A : Que penses-tu des albums instrumentaux ?
D : Les albums instrumentaux peuvent être fabuleux… quand ils sont bien faits.
A : Que t’ont apporté toutes les collaborations que vous avez pu mener, tous styles confondus, à toi et à ta musique ?
D : Ces morceaux m’ont apporté de nouvelles idées, de la nouvelle musique, et de nouveaux contacts avec d’autres gens qui aiment la musique et qui sont ouverts d’esprits.
A : Oktopus a fait un remix pour Isis, un groupe de rock dont le dernier album, Panopticon, est aussi hard que mélodique. C’est la même façon de voir que vous avez au sein de Dälek ?
D: On adore Isis. Isis are the ‘Nisis. Notre tournée aux Etats-Unis avec eux (Dälek assurait la première partie du groupe) était de loin mon expérience préférée en matière de tournée. Je suis ravi d’être sur le même label qu’eux et de les avoir comme amis.
A : Te sens-tu plus proche de groupes de rock que de rappeurs, de plus en plus mainstream et guidé par la « culture du dollar » ?
D : Je me sens proche de musiciens qui font cela pour l’amour de la musique, peu importe le genre musical dans lequel ils s’expriment.
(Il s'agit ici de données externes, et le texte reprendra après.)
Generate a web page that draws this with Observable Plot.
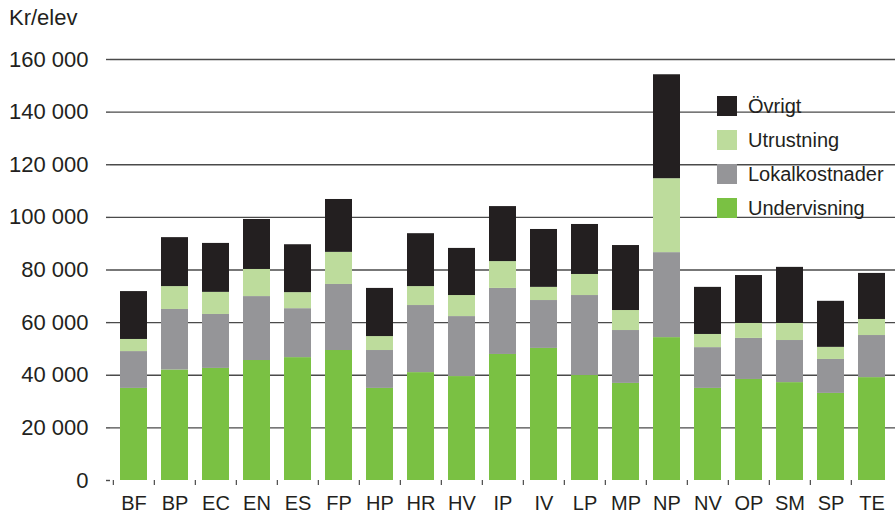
<!DOCTYPE html>
<html><head><meta charset="utf-8">
<script src="https://cdn.jsdelivr.net/npm/d3@7"></script>
<script src="https://cdn.jsdelivr.net/npm/@observablehq/plot@0.6"></script>
<style>
body{margin:0;background:#fff;font-family:"Liberation Sans",Arial,sans-serif;color:#231f20}
#wrap{position:relative;width:895px;height:515px}
#ylabel{position:absolute;left:9px;top:5px;font-size:22px}
#legend{position:absolute;left:717px;top:96px}
.row{display:flex;align-items:center;height:20px;margin-bottom:14px;font-size:20px}
.sw{width:20px;height:20px;margin-right:11px}
</style>
</head><body>
<div id="wrap"><div id="ylabel"></div><div id="legend"></div></div>
<script>
const schools = ["BF","BP","EC","EN","ES","FP","HP","HR","HV","IP","IV","LP","MP","NP","NV","OP","SM","SP","TE"];
const undervisning   = [35000,42000,42600,45600,46700,49400,35000,41000,39500,47900,50200,39900,36900,54300,35000,38400,37200,33100,39100];
const lokalkostnader = [14000,23000,20500,24300,18600,25100,14400,25500,22800,25100,18200,30400,20100,32300,15500,15600,16000,12900,16000];
const utrustning     = [4600,8700,8400,10300,6100,12200,5300,7200,8000,10200,5000,8000,7600,28100,5000,5700,6500,4600,6100];
const ovrigt         = [18200,18600,18600,19000,18200,20100,18300,20100,17900,20900,22000,19000,24700,39500,17900,18200,21300,17500,17500];
const seriesNames  = ["Undervisning","Lokalkostnader","Utrustning","Övrigt"];
const seriesColors = ["#7ac143","#959598","#bddc9c","#231f20"];
const yTicks = [0,20000,40000,60000,80000,100000,120000,140000,160000];
const yLabel = "Kr/elev";

const seriesValues = [undervisning, lokalkostnader, utrustning, ovrigt];
const rows = [];
seriesNames.forEach((s, i) => schools.forEach((sc, j) => rows.push({school: sc, series: s, value: seriesValues[i][j]})));

const fmt = d3.formatLocale({decimal: ",", thousands: "\u00a0", grouping: [3]}).format(",");
const W = 895, H = 515, mL = 110, mR = 0, mT = 59, mB = 35;
const step = (W - mL - mR) / schools.length;
const gridColor = "#4a4a4a";

const chart = Plot.plot({
  width: W, height: H,
  marginLeft: mL, marginRight: mR, marginTop: mT, marginBottom: mB,
  style: {fontFamily: '"Liberation Sans", Arial, sans-serif', color: "#231f20", background: "#fff"},
  x: {domain: schools, paddingInner: 0.35, paddingOuter: 0.175},
  y: {domain: [0, 160000]},
  color: {domain: seriesNames, range: seriesColors},
  marks: [
    Plot.gridY(yTicks.filter(d => d > 0), {stroke: gridColor, strokeOpacity: 1, strokeWidth: 1.4}),
    Plot.axisY(yTicks, {tickSize: 4, tickPadding: 18, fontSize: 22, stroke: gridColor, strokeWidth: 1.4, fill: "#231f20", tickFormat: fmt, label: null}),
    Plot.barY(rows, {x: "school", y: "value", fill: "series", order: seriesNames}),
    Plot.axisX({tickSize: 5, text: null, dx: -step / 2, stroke: gridColor, strokeWidth: 1.2, label: null}),
    Plot.axisX({tickSize: 0, tickPadding: 15, fontSize: 20, fill: "#231f20", label: null})
  ]
});
document.getElementById("wrap").appendChild(chart);
chart.style.position = "absolute"; chart.style.left = "0"; chart.style.top = "0";
document.getElementById("ylabel").textContent = yLabel;
document.getElementById("wrap").appendChild(document.getElementById("ylabel"));
const legend = document.getElementById("legend");
document.getElementById("wrap").appendChild(legend);
seriesNames.slice().reverse().forEach((s) => {
  const i = seriesNames.indexOf(s);
  const r = document.createElement("div"); r.className = "row";
  const sw = document.createElement("div"); sw.className = "sw"; sw.style.background = seriesColors[i];
  const t = document.createElement("span"); t.textContent = s;
  r.appendChild(sw); r.appendChild(t); legend.appendChild(r);
});
</script>
</body></html>
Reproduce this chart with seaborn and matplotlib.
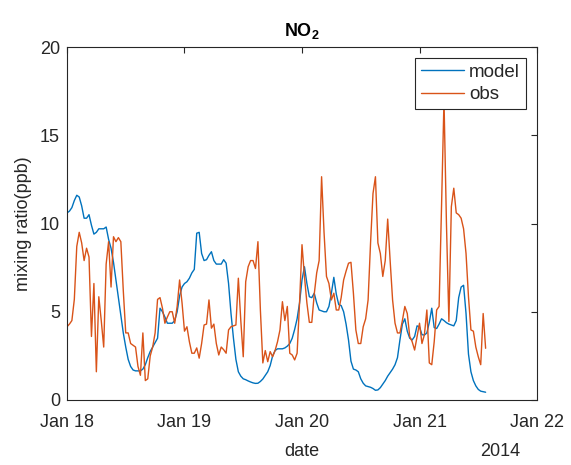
import numpy as np
import pandas as pd
import matplotlib
matplotlib.use("Agg")
import matplotlib.pyplot as plt
import matplotlib.dates as mdates
import seaborn as sns

# Half-hourly NO2 mixing ratios (ppb), starting 2014-01-18 00:00
start_time = "2014-01-18 00:00"
step = "30min"

model = [
    10.6, 10.7, 10.9, 11.3, 11.6, 11.5, 11.0, 10.3, 10.3, 10.5,
    9.9, 9.4, 9.5, 9.7, 9.7, 9.7, 9.8, 9.1, 8.6, 7.8,
    6.8, 5.8, 4.8, 3.8, 3.0, 2.3, 1.9, 1.7, 1.65, 1.65,
    1.65, 1.75, 2.0, 2.4, 2.75, 3.0, 3.25, 3.5, 5.2, 5.0,
    4.7, 4.35, 4.35, 4.35, 4.5, 5.0, 5.9, 6.4, 6.6, 6.7,
    6.9, 7.2, 7.4, 9.45, 9.5, 8.3, 7.9, 7.95, 8.2, 8.4,
    7.9, 7.7, 7.7, 7.7, 7.95, 7.75, 6.6, 4.9, 3.5, 2.3,
    1.6, 1.35, 1.2, 1.15, 1.08, 1.02, 0.97, 0.94, 0.95, 1.05,
    1.19, 1.4, 1.6, 1.95, 2.5, 2.8, 2.9, 2.9, 2.9, 2.95,
    3.05, 3.2, 3.5, 4.0, 4.6, 5.5, 6.8, 7.55, 6.6, 5.85,
    5.8, 6.05, 5.5, 5.1, 5.05, 5.0, 5.0, 5.3, 6.05, 6.95,
    6.0, 5.4, 5.35, 5.0, 4.3, 3.4, 2.2, 1.75, 1.7, 1.6,
    1.2, 0.95, 0.8, 0.76, 0.72, 0.65, 0.55, 0.57, 0.7, 0.9,
    1.1, 1.35, 1.55, 1.75, 2.0, 2.4, 3.4, 4.3, 4.6, 3.9,
    3.5, 3.4, 3.6, 4.2, 4.15, 3.7, 3.68, 3.8, 4.4, 5.2,
    4.1, 4.05, 4.3, 4.6, 4.5, 4.38, 4.3, 4.25, 4.2, 4.5,
    5.8, 6.4, 6.5, 4.9, 2.6, 1.6, 1.1, 0.8, 0.6, 0.5,
    0.47, 0.44,
]

obs = [
    4.15, 4.3, 4.5, 5.7, 8.7, 9.5, 8.9, 7.9, 8.6, 8.1,
    3.6, 6.6, 1.6, 5.85, 4.5, 3.0, 7.7, 8.97, 6.4, 9.25,
    8.97, 9.2, 8.97, 6.2, 3.8, 3.8, 3.2, 3.1, 3.0, 1.9,
    1.4, 3.8, 1.1, 1.2, 2.5, 3.0, 3.8, 5.7, 5.8, 5.2,
    4.35, 4.7, 5.0, 5.0, 4.35, 5.3, 6.8, 5.5, 3.9, 4.15,
    3.3, 2.65, 2.65, 2.95, 2.37, 3.2, 4.25, 4.3, 5.67, 4.07,
    4.3, 3.2, 2.55, 3.0, 2.85, 2.65, 3.97, 4.15, 4.2, 4.25,
    6.9, 4.5, 2.45, 6.7, 7.55, 7.9, 7.9, 7.45, 8.97, 5.1,
    2.1, 2.8, 2.17, 2.74, 2.45, 2.8, 3.3, 3.97, 5.57, 4.5,
    5.3, 2.65, 2.55, 2.27, 2.65, 5.5, 8.8, 7.0, 5.5, 4.4,
    4.4, 6.0, 7.2, 7.9, 12.65, 9.5, 7.0, 6.6, 5.67, 6.05,
    5.1, 5.1, 5.8, 6.8, 7.3, 7.75, 7.8, 6.05, 3.97, 3.2,
    3.2, 4.15, 4.6, 5.67, 8.9, 11.7, 12.65, 8.9, 8.3, 7.0,
    7.9, 10.25, 7.9, 5.67, 4.35, 3.8, 3.8, 4.5, 5.3, 4.9,
    3.6, 3.3, 2.83, 3.6, 4.35, 3.2, 3.7, 5.1, 2.1, 2.0,
    3.3, 5.1, 5.3, 11.0, 17.0, 10.0, 4.45, 10.95, 12.0, 10.6,
    10.5, 10.3, 9.7, 8.3, 5.85, 3.97, 3.9, 3.0, 2.45, 2.0,
    4.9, 2.93,
]

series_names = ["model", "obs"]
series_colors = ["#0072BD", "#D95319"]
y_ticks = [0, 5, 10, 15, 20]
x_tick_days = ["2014-01-18", "2014-01-19", "2014-01-20", "2014-01-21", "2014-01-22"]

times = pd.date_range(start_time, periods=len(model), freq=step)
df = pd.DataFrame({
    "date": np.concatenate([times, times[:len(obs)]]),
    "value": model + obs,
    "series": [series_names[0]] * len(model) + [series_names[1]] * len(obs),
})

sns.set_theme(style="white")
plt.rcParams["font.family"] = ["Liberation Sans", "DejaVu Sans"]
plt.rcParams["mathtext.fontset"] = "custom"
plt.rcParams["mathtext.rm"] = "Liberation Sans"
plt.rcParams["mathtext.bf"] = "Liberation Sans:bold"

axis_color = "#262626"
fs = 13

fig = plt.figure(figsize=(5.71, 4.65), dpi=100)
ax = fig.add_axes([0.1173, 0.1398, 0.8232, 0.7591])

sns.lineplot(
    data=df, x="date", y="value", hue="series",
    palette=dict(zip(series_names, series_colors)),
    estimator=None, sort=False, linewidth=1.0, ax=ax,
)

ax.set_xlim(pd.Timestamp(x_tick_days[0]), pd.Timestamp(x_tick_days[-1]))
ax.set_ylim(y_ticks[0], y_ticks[-1])
ax.set_yticks(y_ticks)
ax.set_xticks([pd.Timestamp(d) for d in x_tick_days])
ax.xaxis.set_major_formatter(mdates.DateFormatter("%b %d"))

ax.tick_params(axis="both", which="both", direction="in", length=4,
               width=0.8, color=axis_color, labelcolor=axis_color,
               labelsize=fs, top=True, right=True)
ax.tick_params(axis="x", pad=10)
ax.tick_params(axis="y", pad=5)
for sp in ax.spines.values():
    sp.set_visible(True)
    sp.set_color(axis_color)
    sp.set_linewidth(0.8)

ax.set_xlabel("date", fontsize=fs, color=axis_color)
ax.xaxis.label.set_va("center")
ax.xaxis.set_label_coords(0.5, -0.147)
ax.set_ylabel("mixing ratio(ppb)", fontsize=fs, color=axis_color, labelpad=6)
ax.set_title(r"$\mathbf{NO_2}$", fontsize=fs, color="black", pad=8)

ax.text(0.921, -0.147, "2014", transform=ax.transAxes, ha="center", va="center",
        fontsize=fs, color=axis_color)

handles, labels = ax.get_legend_handles_labels()
leg = ax.legend(handles, labels, loc="upper right", fontsize=13.5,
                frameon=True, fancybox=False, framealpha=1.0,
                edgecolor=axis_color, borderaxespad=0.6,
                handlelength=2.3, handletextpad=0.3, labelspacing=0.28,
                borderpad=0.3)
leg.get_frame().set_linewidth(0.8)

fig.savefig("out.png", dpi=100, facecolor="white")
Mais gardez bien tête l’idée qu’il y a toujours de vrais groupes et de vrais artistes Hip-Hop. Il faut simplement regarder plus loin pour les trouver.
A : Quelles seront tes prochaines sorties ?
D : Soit la collaboration dälekZu soit le prochain album de Dälek.
A : Tes producteurs fétiches ?
D : DJ Premier, le Bomb Squad et RZA.
A : Ta période fétiche dans l’histoire de la musique?
D : Le Hip-Hop de la fin des années 80/début des années 90. La scène Punk/hardcore des années 80 et le jazz des années 60.